TASK GOAL: Output the first line of the listing and each line after it, up to and including the line that contains "from matplotlib.patches import Rectangle", exactly as written, minus the pictures.

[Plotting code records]
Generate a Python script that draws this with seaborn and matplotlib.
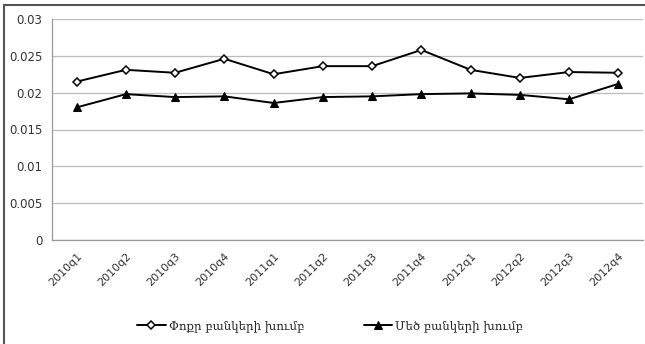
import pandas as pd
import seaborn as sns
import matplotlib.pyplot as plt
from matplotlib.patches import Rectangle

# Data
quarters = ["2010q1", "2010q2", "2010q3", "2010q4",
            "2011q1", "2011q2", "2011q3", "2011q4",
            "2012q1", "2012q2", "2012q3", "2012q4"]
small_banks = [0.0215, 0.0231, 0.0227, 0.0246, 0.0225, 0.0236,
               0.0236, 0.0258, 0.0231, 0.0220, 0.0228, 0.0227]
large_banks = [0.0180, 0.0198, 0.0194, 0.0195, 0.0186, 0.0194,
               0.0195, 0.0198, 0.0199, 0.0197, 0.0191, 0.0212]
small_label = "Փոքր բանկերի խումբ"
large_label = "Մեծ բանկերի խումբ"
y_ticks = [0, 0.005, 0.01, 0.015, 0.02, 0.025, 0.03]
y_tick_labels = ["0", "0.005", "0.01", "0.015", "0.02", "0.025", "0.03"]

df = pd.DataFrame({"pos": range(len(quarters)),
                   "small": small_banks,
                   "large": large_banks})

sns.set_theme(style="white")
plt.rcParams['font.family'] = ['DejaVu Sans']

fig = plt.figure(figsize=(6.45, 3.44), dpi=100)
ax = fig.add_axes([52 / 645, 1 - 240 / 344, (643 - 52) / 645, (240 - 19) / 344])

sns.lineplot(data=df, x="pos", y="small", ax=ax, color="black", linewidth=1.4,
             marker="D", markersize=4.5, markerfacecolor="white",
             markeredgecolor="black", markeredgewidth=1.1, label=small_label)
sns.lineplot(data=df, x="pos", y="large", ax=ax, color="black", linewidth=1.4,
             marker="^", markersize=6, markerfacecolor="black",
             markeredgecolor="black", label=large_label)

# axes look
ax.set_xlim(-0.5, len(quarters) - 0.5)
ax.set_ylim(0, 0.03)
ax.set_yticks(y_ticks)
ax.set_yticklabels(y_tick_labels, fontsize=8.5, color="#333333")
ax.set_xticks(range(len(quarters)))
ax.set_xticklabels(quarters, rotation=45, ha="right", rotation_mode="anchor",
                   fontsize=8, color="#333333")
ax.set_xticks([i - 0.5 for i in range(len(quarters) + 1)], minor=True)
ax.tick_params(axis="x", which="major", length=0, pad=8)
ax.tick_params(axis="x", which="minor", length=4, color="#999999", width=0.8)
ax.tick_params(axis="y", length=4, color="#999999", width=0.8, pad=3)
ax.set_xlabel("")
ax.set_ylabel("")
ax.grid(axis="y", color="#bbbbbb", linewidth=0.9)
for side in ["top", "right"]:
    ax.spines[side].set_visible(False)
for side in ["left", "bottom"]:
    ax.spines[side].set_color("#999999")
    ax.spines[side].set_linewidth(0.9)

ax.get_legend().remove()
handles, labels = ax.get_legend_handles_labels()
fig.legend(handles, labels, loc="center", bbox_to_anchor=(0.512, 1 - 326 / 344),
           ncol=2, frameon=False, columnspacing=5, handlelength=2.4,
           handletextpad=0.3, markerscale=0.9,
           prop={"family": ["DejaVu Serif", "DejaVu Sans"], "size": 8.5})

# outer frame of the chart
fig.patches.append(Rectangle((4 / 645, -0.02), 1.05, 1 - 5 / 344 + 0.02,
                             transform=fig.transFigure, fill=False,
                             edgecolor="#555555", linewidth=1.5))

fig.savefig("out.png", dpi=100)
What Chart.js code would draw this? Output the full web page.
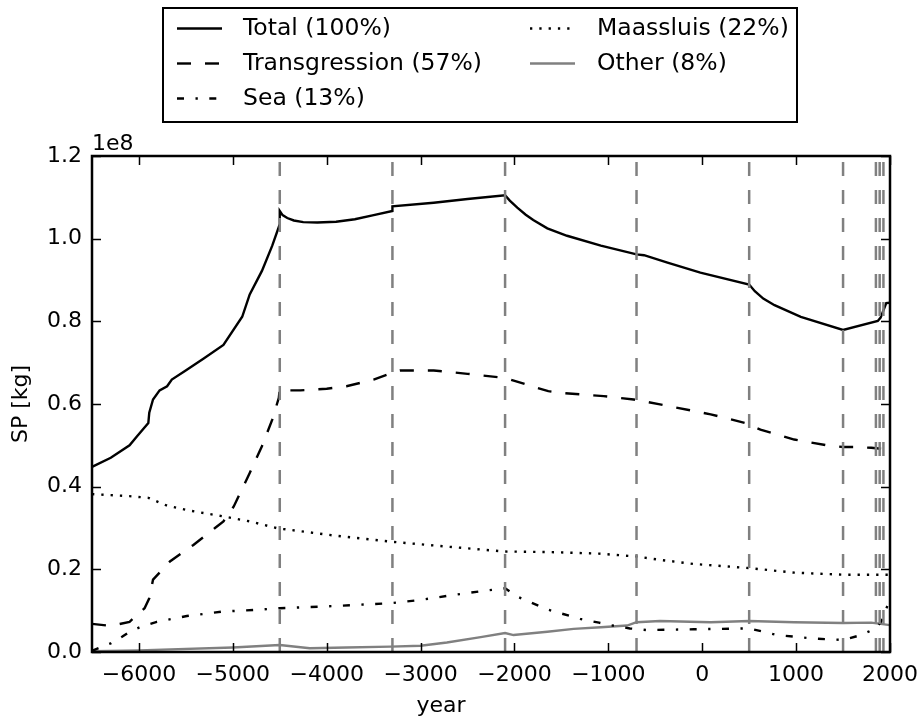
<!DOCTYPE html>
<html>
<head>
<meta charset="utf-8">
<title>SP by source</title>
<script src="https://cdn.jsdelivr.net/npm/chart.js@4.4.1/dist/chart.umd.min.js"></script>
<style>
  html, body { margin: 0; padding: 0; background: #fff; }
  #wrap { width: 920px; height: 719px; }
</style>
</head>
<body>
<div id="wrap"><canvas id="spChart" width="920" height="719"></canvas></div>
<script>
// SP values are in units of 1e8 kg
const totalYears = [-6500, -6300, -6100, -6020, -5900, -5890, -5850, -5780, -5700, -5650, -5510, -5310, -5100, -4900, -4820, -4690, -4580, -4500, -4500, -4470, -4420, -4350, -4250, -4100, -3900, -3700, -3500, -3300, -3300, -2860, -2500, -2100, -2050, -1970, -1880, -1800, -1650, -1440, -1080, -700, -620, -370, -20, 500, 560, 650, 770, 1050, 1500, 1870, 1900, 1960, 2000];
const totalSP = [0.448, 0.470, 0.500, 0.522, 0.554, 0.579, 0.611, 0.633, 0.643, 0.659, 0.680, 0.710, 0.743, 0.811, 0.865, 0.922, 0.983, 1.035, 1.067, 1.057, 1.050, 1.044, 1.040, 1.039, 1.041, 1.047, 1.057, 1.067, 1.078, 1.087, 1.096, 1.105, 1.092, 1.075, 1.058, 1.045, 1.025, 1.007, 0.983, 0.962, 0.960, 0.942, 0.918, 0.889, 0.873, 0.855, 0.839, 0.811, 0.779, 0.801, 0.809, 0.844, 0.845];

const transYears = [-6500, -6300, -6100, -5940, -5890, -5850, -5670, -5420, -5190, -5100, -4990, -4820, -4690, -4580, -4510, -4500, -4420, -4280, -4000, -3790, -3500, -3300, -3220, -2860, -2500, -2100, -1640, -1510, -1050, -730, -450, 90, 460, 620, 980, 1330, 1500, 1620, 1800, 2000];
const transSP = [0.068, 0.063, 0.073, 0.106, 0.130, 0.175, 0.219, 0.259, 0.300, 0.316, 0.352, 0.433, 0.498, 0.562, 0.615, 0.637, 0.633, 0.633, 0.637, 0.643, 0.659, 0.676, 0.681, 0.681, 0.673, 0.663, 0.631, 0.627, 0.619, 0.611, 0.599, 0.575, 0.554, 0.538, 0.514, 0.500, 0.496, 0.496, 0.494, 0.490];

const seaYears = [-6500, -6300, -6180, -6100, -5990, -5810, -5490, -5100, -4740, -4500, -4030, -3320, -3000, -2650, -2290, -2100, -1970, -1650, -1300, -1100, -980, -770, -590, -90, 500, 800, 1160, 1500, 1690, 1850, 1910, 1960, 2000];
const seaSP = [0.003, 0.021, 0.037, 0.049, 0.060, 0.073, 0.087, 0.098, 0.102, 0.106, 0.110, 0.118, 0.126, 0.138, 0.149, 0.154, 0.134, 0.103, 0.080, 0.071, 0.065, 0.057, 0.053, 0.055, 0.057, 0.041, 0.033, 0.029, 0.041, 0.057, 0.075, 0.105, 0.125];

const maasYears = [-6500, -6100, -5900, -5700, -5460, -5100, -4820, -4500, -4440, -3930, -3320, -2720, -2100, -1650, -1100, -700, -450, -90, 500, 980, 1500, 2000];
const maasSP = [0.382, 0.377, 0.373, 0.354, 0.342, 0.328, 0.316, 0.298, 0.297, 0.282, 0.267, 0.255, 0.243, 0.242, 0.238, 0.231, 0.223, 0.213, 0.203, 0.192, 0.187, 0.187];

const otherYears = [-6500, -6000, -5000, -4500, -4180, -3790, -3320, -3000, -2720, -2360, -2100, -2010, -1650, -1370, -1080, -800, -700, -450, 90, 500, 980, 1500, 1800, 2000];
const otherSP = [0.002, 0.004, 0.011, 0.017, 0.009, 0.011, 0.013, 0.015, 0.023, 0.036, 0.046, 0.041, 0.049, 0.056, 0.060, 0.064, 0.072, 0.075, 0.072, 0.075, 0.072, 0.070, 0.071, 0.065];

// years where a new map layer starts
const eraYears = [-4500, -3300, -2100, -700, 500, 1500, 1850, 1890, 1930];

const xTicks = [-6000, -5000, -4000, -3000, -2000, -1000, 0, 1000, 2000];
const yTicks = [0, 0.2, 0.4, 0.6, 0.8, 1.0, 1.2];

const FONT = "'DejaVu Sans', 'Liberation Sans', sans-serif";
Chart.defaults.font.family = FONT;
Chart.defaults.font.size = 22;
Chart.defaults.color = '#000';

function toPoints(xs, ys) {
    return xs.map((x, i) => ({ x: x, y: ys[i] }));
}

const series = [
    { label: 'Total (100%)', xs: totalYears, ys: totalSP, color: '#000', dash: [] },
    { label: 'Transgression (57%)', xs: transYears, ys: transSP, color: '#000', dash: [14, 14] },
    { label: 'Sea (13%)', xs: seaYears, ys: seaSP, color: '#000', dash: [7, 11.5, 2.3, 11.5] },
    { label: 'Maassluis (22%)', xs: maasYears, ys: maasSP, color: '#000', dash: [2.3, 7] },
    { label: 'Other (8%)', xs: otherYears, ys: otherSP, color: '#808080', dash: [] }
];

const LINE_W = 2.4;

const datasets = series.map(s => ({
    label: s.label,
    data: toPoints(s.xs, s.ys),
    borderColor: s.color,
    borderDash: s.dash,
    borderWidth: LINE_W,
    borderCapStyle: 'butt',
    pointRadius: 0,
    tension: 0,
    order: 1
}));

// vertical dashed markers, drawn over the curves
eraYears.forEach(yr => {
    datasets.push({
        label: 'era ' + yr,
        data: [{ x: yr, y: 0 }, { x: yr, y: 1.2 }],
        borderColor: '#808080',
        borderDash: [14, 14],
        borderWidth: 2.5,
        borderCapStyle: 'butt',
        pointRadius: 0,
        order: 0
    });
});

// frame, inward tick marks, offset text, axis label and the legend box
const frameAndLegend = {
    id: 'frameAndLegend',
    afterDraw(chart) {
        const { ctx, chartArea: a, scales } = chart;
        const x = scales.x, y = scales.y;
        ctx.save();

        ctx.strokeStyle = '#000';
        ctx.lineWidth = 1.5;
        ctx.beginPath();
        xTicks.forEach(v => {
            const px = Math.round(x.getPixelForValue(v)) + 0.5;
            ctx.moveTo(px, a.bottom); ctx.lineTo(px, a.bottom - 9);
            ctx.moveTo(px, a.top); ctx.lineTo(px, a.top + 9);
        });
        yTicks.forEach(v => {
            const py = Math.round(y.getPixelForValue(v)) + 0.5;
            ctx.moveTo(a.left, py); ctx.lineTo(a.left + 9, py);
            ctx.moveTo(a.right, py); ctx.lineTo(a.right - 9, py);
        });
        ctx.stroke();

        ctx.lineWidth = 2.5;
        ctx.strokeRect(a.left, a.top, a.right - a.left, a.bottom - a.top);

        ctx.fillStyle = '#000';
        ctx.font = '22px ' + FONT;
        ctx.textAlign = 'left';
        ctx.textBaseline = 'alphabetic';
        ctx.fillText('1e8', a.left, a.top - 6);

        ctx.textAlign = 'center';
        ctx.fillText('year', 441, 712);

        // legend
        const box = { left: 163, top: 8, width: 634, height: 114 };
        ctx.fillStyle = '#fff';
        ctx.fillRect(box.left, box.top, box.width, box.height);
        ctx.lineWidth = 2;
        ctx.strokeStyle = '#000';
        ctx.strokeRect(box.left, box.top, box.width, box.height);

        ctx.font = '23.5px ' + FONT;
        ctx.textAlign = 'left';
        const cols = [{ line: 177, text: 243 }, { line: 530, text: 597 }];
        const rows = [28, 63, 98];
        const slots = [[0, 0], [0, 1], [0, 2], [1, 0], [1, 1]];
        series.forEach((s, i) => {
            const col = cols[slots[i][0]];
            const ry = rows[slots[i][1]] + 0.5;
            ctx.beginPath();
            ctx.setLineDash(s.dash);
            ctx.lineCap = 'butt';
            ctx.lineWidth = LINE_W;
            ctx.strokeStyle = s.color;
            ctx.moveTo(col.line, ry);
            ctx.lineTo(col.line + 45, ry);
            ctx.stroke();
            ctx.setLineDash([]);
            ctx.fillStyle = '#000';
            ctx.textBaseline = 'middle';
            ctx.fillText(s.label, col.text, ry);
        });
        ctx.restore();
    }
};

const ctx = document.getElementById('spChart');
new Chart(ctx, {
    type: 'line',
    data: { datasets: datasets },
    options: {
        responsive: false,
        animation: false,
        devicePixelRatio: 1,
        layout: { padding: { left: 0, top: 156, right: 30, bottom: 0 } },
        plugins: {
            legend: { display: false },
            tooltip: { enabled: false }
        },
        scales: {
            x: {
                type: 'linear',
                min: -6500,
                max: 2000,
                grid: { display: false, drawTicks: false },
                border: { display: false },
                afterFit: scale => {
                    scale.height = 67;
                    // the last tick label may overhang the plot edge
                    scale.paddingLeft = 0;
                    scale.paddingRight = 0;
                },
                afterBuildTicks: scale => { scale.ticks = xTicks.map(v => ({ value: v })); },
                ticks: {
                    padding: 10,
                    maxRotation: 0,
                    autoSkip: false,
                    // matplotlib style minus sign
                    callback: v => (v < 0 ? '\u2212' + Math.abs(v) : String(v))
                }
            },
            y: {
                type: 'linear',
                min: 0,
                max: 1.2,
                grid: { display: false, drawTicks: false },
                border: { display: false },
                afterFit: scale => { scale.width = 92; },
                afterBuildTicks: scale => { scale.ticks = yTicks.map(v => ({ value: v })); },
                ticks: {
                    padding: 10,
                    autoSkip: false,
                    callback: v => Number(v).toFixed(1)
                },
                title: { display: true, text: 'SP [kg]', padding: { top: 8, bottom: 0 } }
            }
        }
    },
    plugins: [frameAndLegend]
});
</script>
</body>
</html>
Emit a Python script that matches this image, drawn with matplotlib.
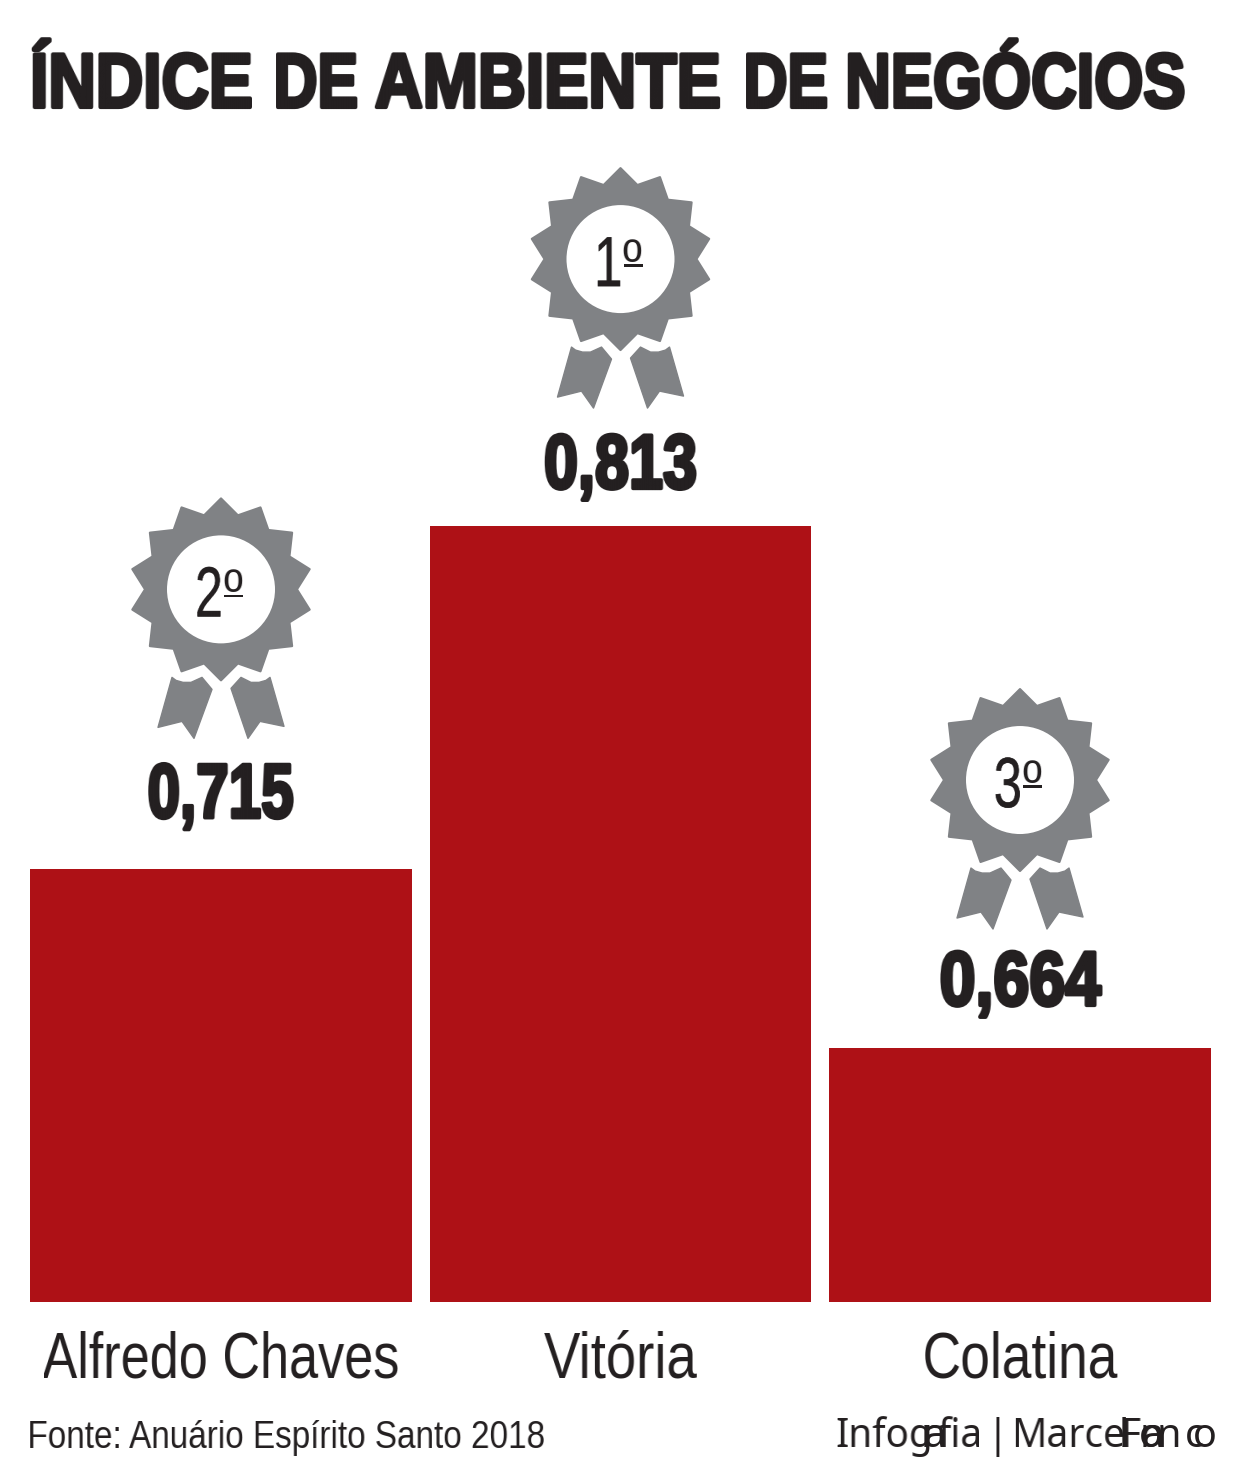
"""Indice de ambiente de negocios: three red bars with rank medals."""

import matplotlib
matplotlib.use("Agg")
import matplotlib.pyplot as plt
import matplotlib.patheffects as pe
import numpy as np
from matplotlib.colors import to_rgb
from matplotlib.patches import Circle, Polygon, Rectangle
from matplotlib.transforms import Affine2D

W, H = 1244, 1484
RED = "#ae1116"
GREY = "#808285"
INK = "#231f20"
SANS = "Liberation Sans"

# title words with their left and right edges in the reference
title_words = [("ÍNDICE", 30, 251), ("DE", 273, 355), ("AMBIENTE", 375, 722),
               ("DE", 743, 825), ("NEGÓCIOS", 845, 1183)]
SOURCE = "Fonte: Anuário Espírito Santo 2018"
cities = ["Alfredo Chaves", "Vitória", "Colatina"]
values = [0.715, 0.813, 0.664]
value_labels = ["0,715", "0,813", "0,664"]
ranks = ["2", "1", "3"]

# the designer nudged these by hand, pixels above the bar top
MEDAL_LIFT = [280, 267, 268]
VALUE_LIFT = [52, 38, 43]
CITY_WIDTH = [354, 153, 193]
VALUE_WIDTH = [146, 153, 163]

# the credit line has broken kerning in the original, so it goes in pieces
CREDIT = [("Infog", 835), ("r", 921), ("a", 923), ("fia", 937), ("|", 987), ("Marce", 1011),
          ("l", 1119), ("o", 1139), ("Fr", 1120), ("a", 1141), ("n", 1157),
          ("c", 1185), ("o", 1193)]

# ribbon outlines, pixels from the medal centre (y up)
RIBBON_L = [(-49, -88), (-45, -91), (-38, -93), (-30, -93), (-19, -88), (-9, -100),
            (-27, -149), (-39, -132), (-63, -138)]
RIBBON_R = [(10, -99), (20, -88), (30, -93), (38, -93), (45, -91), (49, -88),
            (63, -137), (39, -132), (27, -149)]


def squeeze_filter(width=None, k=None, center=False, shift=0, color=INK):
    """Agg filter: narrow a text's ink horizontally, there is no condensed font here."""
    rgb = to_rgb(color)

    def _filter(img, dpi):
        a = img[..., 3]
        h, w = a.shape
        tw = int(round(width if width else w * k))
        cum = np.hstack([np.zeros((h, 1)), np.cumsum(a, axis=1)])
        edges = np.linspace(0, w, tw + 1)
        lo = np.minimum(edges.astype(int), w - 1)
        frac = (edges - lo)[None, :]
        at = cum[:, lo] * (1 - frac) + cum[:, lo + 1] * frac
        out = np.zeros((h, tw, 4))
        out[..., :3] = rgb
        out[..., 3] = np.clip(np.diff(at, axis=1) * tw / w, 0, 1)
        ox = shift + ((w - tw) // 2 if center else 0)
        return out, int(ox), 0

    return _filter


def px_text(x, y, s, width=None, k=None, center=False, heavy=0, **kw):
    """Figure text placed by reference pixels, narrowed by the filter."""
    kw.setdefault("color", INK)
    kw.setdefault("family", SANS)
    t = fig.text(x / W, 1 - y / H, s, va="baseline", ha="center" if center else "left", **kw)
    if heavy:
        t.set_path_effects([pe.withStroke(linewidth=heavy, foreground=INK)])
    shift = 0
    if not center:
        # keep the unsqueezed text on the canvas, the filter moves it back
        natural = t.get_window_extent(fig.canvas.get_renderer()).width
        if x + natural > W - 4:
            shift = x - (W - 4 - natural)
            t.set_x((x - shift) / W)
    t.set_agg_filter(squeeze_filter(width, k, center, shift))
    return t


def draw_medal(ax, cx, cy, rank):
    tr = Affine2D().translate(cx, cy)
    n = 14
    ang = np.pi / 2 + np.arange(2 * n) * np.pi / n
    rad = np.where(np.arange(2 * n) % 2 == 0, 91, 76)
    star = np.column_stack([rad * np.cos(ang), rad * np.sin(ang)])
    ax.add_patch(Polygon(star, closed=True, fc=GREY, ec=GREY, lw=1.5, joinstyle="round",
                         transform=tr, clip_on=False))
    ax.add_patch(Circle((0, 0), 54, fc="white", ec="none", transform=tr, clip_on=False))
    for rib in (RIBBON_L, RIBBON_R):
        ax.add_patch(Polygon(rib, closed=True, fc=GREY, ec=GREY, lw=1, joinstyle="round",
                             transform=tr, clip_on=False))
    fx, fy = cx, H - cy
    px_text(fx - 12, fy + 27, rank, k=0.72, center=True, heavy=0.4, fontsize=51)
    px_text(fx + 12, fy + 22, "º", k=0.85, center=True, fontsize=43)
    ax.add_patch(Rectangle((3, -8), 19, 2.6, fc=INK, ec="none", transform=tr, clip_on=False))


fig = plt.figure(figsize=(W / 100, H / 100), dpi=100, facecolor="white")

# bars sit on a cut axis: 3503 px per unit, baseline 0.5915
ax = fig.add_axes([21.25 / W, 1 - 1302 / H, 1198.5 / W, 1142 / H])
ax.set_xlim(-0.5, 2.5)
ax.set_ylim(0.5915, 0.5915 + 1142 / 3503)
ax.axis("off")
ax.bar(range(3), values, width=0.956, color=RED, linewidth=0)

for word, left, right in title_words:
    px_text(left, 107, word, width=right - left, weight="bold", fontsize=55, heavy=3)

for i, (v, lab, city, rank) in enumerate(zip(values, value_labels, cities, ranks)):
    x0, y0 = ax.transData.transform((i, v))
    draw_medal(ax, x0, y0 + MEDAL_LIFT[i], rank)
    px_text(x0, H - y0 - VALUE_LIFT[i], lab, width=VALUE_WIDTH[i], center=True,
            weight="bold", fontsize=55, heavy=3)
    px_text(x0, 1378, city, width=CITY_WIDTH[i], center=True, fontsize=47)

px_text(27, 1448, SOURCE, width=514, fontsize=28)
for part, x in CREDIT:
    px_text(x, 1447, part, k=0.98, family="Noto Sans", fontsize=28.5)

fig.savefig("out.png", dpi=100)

COMPLETE ANSWER:
Generate a Python script that draws this with seaborn and matplotlib.
import pandas as pd
import seaborn as sns
import matplotlib.pyplot as plt
from matplotlib.patches import Rectangle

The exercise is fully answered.